— Start ENTRIES PROVIDED —
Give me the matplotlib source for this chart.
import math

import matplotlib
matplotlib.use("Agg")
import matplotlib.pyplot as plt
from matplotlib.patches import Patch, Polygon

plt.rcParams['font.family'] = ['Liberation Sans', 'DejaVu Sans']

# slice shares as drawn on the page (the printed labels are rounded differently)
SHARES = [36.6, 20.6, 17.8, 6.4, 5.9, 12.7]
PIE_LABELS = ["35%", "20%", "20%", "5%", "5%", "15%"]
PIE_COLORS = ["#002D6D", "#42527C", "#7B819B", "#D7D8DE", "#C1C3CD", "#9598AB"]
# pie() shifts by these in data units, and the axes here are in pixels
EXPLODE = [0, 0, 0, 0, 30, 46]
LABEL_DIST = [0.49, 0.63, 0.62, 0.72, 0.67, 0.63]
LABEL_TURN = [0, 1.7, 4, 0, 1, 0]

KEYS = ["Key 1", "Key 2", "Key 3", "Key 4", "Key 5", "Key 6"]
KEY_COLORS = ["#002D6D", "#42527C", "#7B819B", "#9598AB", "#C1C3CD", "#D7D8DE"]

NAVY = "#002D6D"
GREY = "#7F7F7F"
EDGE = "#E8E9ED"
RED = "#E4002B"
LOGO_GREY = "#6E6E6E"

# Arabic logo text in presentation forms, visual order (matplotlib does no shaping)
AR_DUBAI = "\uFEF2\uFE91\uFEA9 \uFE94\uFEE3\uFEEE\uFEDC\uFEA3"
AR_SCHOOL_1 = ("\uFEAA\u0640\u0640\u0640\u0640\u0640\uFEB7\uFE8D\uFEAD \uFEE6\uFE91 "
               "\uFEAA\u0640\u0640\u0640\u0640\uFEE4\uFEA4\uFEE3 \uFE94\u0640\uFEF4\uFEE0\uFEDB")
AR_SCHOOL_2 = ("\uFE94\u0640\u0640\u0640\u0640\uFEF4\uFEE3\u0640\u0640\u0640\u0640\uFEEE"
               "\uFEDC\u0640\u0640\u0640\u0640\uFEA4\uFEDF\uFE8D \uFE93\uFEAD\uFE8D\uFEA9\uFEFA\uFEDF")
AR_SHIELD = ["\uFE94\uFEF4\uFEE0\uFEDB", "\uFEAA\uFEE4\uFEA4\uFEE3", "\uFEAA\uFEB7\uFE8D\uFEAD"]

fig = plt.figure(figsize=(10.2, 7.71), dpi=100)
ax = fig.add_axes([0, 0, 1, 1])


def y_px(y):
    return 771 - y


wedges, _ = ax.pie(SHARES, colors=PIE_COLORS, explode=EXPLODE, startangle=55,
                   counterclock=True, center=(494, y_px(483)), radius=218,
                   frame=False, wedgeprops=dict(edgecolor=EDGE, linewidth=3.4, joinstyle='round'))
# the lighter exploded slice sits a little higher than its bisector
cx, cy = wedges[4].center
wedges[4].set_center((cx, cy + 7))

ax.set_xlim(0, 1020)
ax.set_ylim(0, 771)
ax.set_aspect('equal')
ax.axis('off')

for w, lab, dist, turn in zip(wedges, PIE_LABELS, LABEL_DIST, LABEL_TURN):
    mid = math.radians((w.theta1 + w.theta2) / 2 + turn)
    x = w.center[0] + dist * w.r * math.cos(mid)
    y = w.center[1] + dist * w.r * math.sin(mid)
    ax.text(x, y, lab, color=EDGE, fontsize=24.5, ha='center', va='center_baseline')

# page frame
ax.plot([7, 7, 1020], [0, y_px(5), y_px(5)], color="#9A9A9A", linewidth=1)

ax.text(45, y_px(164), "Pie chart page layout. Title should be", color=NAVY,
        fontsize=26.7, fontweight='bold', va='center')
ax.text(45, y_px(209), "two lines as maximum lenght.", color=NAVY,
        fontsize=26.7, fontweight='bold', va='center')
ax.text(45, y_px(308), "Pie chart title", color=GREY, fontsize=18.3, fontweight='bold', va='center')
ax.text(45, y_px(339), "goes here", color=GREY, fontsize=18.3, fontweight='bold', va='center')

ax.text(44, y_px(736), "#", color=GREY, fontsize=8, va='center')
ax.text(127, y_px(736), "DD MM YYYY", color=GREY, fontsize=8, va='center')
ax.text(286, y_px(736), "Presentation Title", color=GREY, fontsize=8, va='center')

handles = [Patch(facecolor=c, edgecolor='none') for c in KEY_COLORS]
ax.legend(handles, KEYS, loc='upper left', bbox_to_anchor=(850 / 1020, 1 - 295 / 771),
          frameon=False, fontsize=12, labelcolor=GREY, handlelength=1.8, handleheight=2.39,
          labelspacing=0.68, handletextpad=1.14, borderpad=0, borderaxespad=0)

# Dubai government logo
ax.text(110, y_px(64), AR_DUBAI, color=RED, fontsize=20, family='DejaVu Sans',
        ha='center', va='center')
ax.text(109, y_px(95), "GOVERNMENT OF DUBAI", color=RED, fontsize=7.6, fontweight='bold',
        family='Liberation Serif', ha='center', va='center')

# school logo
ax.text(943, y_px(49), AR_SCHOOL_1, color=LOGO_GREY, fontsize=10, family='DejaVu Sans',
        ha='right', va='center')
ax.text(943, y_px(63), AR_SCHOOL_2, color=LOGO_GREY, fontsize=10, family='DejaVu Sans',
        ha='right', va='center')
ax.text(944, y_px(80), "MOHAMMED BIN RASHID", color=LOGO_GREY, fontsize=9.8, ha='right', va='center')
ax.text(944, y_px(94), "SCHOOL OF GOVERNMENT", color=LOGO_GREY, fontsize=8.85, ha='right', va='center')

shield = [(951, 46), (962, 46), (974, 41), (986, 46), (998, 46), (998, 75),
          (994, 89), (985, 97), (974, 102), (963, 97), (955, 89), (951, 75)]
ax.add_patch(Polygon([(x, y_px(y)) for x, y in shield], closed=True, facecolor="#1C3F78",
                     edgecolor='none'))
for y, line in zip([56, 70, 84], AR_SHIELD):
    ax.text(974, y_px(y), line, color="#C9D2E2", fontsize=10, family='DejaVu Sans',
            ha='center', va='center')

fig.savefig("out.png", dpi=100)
— End ENTRIES PROVIDED —
— Start ENTRIES PROVIDED —
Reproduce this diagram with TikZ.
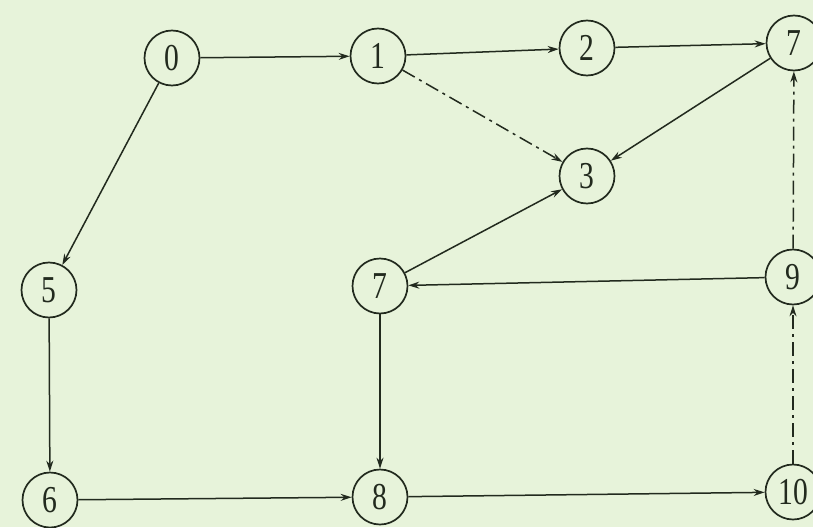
— End ENTRIES PROVIDED —
— Start ENTRIES PROVIDED —
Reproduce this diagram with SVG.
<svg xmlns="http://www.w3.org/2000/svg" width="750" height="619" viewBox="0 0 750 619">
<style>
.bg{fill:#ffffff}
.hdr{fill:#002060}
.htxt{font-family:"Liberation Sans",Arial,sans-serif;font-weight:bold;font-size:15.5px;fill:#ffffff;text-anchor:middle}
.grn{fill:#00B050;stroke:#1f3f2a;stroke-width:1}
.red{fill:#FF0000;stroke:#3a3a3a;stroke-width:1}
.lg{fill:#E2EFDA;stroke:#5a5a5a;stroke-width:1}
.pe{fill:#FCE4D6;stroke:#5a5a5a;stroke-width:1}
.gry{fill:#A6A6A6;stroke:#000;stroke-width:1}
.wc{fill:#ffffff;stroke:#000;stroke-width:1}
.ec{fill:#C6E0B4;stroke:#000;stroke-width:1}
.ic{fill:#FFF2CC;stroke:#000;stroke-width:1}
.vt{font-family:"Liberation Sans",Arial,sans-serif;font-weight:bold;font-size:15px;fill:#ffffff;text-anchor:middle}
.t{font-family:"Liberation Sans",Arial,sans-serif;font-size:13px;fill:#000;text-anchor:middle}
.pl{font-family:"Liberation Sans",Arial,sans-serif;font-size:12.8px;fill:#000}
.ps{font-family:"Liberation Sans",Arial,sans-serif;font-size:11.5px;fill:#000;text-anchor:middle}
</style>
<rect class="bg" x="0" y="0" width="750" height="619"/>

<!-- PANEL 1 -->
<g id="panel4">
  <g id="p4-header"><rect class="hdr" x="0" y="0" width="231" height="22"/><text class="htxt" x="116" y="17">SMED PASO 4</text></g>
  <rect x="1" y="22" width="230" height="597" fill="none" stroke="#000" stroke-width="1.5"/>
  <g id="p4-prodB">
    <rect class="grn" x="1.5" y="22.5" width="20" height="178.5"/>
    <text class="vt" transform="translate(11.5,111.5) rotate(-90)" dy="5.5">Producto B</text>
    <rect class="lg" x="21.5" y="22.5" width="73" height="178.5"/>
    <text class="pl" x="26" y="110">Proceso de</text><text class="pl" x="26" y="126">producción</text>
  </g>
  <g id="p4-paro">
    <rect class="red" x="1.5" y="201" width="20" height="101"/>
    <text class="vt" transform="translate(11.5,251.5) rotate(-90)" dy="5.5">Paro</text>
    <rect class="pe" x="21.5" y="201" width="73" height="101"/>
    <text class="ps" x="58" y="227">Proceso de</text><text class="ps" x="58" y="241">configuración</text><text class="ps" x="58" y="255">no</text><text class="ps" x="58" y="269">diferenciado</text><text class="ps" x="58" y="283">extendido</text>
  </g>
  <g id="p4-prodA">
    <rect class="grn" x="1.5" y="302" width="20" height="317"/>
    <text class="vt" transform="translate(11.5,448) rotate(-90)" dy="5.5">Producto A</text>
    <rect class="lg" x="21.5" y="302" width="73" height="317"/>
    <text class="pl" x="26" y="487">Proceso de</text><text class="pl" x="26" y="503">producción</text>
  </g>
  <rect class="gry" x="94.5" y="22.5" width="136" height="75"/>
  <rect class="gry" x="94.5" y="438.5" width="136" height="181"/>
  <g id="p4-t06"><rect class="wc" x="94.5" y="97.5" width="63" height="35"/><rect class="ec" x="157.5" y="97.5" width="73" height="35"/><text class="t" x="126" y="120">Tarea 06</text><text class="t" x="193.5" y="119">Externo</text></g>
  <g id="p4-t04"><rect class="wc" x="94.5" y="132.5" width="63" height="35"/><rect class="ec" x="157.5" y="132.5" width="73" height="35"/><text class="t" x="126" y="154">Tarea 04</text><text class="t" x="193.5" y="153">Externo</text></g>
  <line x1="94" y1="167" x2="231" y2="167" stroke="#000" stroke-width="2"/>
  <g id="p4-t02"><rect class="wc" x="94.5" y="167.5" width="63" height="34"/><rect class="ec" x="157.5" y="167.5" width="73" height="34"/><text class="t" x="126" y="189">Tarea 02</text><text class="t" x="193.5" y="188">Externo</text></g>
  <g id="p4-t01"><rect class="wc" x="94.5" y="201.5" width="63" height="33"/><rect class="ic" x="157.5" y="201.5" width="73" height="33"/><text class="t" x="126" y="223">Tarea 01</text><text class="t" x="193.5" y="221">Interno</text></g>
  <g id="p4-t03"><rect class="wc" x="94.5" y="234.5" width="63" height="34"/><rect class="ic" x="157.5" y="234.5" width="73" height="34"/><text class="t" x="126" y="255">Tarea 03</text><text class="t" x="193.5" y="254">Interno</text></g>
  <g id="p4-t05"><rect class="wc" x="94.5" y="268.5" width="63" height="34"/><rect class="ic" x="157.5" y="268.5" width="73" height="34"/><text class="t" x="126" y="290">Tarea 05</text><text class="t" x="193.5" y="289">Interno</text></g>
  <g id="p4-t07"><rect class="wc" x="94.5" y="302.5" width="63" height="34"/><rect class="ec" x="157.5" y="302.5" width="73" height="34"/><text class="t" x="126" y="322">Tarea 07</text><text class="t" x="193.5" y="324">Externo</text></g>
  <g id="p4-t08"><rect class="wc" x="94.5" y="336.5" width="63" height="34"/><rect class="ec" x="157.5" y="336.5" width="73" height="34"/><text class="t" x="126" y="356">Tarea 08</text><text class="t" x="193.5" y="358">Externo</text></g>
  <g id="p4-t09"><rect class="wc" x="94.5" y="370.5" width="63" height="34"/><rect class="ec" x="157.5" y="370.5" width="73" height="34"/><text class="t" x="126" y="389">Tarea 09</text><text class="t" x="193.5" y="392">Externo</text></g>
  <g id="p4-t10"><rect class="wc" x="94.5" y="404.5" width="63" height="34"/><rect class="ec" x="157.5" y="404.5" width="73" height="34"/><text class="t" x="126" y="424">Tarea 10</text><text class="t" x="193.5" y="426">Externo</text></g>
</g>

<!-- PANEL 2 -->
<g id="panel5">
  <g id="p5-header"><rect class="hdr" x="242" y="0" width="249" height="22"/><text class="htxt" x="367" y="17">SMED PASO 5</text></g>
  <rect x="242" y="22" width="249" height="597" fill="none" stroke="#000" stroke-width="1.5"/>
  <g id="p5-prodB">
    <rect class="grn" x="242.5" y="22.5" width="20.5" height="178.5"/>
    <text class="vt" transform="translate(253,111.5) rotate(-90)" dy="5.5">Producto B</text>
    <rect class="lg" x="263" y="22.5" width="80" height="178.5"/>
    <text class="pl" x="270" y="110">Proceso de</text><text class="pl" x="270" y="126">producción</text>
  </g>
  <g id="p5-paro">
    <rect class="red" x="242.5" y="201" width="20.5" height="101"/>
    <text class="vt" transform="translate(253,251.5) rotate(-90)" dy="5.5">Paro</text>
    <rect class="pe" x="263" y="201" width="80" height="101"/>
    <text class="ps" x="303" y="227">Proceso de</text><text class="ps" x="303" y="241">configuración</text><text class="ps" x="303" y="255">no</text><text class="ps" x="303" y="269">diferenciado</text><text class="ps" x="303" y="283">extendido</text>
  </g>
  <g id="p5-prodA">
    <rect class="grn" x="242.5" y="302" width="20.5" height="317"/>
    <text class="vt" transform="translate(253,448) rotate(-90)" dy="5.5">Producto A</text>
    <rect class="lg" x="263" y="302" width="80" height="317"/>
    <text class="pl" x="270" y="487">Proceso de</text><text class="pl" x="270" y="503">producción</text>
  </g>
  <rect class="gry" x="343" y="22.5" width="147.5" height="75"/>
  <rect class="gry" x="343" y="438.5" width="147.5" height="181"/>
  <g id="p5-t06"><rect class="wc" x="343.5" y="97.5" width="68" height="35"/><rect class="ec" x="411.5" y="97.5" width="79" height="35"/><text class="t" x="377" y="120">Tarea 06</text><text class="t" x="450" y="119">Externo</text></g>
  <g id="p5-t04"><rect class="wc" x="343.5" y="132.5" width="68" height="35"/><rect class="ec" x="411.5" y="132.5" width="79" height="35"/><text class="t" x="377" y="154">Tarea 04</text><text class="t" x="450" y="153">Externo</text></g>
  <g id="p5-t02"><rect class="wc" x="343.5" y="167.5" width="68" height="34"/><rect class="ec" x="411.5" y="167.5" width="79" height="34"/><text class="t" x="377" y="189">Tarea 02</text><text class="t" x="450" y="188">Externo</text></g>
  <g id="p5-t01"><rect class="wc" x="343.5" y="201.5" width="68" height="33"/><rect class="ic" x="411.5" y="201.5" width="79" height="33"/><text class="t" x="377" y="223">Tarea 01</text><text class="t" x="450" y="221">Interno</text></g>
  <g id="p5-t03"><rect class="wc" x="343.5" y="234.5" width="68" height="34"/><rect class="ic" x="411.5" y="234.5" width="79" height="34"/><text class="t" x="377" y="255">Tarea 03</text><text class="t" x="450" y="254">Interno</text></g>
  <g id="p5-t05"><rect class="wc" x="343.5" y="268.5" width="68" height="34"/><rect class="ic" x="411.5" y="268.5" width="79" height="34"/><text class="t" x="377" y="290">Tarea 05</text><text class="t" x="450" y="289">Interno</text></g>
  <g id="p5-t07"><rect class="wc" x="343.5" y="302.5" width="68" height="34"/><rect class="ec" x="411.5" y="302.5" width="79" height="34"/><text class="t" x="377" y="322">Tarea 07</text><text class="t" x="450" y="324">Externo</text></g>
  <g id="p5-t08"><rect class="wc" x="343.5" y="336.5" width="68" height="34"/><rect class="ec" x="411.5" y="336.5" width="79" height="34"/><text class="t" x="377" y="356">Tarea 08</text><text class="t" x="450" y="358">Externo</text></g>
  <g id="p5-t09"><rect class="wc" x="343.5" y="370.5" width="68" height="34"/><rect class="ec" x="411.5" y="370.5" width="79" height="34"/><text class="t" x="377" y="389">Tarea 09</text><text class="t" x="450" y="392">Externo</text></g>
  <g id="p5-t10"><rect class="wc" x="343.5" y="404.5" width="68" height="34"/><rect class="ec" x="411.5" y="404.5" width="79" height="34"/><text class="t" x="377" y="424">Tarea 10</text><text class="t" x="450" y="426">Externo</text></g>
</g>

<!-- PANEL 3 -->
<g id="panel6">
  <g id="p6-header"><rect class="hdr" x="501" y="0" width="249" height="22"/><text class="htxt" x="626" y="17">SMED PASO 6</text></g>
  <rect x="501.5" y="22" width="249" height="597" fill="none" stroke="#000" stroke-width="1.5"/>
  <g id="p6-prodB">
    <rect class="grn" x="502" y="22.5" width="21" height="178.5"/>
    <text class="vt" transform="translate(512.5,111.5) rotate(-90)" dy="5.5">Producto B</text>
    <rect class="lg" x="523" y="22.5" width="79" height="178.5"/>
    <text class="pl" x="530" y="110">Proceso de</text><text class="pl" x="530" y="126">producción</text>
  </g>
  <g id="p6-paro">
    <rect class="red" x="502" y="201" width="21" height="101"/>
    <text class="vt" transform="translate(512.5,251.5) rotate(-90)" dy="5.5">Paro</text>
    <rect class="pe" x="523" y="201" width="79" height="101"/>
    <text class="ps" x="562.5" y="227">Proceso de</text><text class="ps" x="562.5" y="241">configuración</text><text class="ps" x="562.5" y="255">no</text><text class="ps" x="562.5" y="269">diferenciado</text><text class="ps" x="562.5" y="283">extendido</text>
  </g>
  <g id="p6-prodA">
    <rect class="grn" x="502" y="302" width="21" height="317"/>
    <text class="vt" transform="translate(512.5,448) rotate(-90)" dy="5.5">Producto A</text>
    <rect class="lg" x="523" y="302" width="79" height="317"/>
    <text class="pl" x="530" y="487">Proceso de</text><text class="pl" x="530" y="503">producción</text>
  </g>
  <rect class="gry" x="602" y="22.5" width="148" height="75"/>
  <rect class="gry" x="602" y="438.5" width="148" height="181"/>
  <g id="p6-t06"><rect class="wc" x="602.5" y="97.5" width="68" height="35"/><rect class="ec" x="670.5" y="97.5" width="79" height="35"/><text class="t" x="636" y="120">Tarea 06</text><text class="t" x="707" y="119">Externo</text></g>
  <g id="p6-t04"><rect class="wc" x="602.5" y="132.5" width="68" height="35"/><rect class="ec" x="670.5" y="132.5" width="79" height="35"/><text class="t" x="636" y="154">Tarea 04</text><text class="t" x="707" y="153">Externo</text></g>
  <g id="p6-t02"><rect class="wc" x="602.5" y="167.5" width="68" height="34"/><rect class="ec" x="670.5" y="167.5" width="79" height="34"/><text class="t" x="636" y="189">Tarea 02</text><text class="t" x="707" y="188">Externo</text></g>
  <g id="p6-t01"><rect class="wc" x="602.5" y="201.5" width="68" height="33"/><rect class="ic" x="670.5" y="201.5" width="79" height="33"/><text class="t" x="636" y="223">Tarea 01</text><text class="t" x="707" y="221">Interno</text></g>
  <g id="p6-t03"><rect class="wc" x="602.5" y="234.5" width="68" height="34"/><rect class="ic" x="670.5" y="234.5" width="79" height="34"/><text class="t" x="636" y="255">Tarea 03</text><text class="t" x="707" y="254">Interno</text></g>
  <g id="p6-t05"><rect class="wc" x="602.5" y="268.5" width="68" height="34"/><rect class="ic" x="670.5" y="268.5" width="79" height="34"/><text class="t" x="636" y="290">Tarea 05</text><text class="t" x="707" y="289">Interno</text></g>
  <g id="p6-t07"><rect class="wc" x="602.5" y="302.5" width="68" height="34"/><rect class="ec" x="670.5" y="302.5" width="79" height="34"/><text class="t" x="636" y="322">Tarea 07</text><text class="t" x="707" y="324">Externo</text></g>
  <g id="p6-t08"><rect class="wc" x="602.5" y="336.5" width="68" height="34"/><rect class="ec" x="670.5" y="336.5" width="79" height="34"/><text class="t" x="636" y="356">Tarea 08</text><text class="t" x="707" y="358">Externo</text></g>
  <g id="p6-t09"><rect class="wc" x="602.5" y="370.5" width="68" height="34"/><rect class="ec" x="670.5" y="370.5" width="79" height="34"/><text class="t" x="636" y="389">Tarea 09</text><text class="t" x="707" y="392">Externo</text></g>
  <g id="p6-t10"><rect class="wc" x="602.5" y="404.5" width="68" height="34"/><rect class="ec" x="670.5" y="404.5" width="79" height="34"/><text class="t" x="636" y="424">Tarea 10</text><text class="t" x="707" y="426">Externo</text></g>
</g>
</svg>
— End ENTRIES PROVIDED —
SHORT PROBLEM: Extract from the records above the lines from the one containing "Give me the matplotlib source for this chart." to the one containing "LABEL_TURN = [0, 1.7, 4, 0, 1, 0]", both lines included, exactly as they appear and with nothing else.

FULL OUTPUT:
Give me the matplotlib source for this chart.
import math

import matplotlib
matplotlib.use("Agg")
import matplotlib.pyplot as plt
from matplotlib.patches import Patch, Polygon

plt.rcParams['font.family'] = ['Liberation Sans', 'DejaVu Sans']

# slice shares as drawn on the page (the printed labels are rounded differently)
SHARES = [36.6, 20.6, 17.8, 6.4, 5.9, 12.7]
PIE_LABELS = ["35%", "20%", "20%", "5%", "5%", "15%"]
PIE_COLORS = ["#002D6D", "#42527C", "#7B819B", "#D7D8DE", "#C1C3CD", "#9598AB"]
# pie() shifts by these in data units, and the axes here are in pixels
EXPLODE = [0, 0, 0, 0, 30, 46]
LABEL_DIST = [0.49, 0.63, 0.62, 0.72, 0.67, 0.63]
LABEL_TURN = [0, 1.7, 4, 0, 1, 0]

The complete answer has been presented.